▸ **DATA PROVIDED**:

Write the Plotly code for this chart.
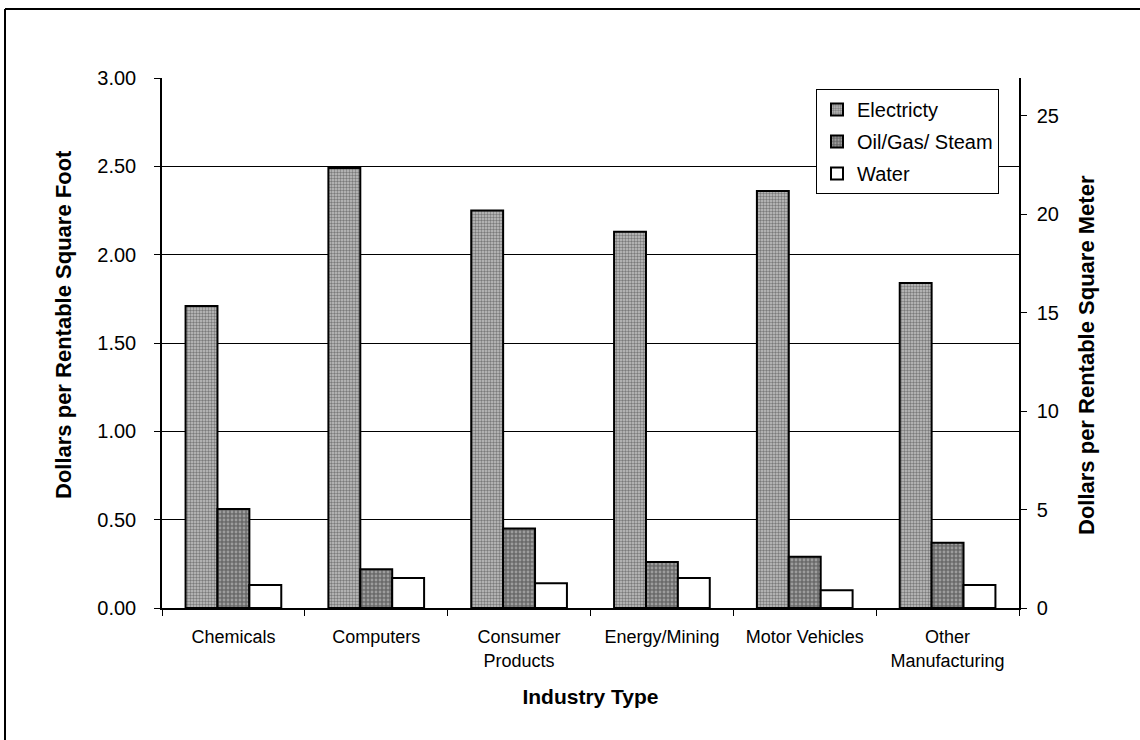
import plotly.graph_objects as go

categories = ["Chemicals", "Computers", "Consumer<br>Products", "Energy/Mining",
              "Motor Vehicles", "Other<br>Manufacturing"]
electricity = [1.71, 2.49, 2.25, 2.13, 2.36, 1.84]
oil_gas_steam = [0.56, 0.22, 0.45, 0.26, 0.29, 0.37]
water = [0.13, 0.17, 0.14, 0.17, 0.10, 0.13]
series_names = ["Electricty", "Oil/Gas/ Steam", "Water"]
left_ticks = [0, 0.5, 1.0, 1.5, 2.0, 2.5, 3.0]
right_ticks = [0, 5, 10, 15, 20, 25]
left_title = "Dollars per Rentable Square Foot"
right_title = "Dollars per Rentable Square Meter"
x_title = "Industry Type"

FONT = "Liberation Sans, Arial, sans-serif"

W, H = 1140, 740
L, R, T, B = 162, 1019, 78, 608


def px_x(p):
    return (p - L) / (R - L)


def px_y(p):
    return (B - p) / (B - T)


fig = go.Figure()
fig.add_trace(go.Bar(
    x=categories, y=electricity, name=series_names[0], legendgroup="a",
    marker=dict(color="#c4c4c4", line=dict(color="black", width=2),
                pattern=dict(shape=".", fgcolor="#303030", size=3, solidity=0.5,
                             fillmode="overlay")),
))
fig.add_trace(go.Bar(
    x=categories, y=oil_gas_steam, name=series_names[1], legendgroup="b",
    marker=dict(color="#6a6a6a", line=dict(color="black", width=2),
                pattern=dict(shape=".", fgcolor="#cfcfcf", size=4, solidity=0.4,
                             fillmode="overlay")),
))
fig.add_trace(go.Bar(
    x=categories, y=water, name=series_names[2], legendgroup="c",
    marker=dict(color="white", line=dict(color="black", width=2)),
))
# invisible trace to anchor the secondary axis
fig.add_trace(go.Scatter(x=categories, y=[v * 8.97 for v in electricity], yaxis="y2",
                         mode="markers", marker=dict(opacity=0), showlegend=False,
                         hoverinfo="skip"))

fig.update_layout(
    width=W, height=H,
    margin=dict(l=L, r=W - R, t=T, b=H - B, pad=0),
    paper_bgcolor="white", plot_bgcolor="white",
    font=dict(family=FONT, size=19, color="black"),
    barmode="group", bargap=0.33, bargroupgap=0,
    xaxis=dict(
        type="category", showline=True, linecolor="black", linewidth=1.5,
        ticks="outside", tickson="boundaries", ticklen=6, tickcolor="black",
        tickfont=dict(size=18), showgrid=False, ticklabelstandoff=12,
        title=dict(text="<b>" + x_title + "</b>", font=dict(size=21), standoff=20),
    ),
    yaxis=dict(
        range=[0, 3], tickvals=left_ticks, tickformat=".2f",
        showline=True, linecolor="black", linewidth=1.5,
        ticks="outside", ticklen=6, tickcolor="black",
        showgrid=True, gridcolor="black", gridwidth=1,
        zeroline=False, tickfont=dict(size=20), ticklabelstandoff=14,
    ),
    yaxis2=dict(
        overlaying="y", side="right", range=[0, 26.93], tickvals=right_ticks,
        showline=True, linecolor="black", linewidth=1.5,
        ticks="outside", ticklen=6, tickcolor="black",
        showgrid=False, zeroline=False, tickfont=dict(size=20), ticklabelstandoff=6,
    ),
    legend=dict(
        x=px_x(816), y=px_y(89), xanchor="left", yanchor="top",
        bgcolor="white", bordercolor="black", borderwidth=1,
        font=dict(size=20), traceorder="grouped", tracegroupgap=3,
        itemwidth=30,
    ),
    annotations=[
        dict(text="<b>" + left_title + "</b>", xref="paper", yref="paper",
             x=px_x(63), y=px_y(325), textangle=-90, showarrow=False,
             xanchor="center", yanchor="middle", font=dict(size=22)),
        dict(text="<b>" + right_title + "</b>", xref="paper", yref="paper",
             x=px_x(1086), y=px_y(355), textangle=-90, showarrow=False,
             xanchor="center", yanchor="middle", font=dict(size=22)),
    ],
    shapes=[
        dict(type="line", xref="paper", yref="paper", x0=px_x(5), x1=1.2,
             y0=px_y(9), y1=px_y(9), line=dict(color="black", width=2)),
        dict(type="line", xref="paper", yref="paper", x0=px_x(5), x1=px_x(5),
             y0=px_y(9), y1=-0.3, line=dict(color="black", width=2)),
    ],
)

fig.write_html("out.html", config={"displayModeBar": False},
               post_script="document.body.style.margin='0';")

▸ **WHAT YOU WILL DO**:
Leave out any pictures and return exactly the lines from the beginning of the data through the line with "import plotly.graph_objects as go", inclusive.

▸ **CORRECT RESPONSE**:
Write the Plotly code for this chart.
import plotly.graph_objects as go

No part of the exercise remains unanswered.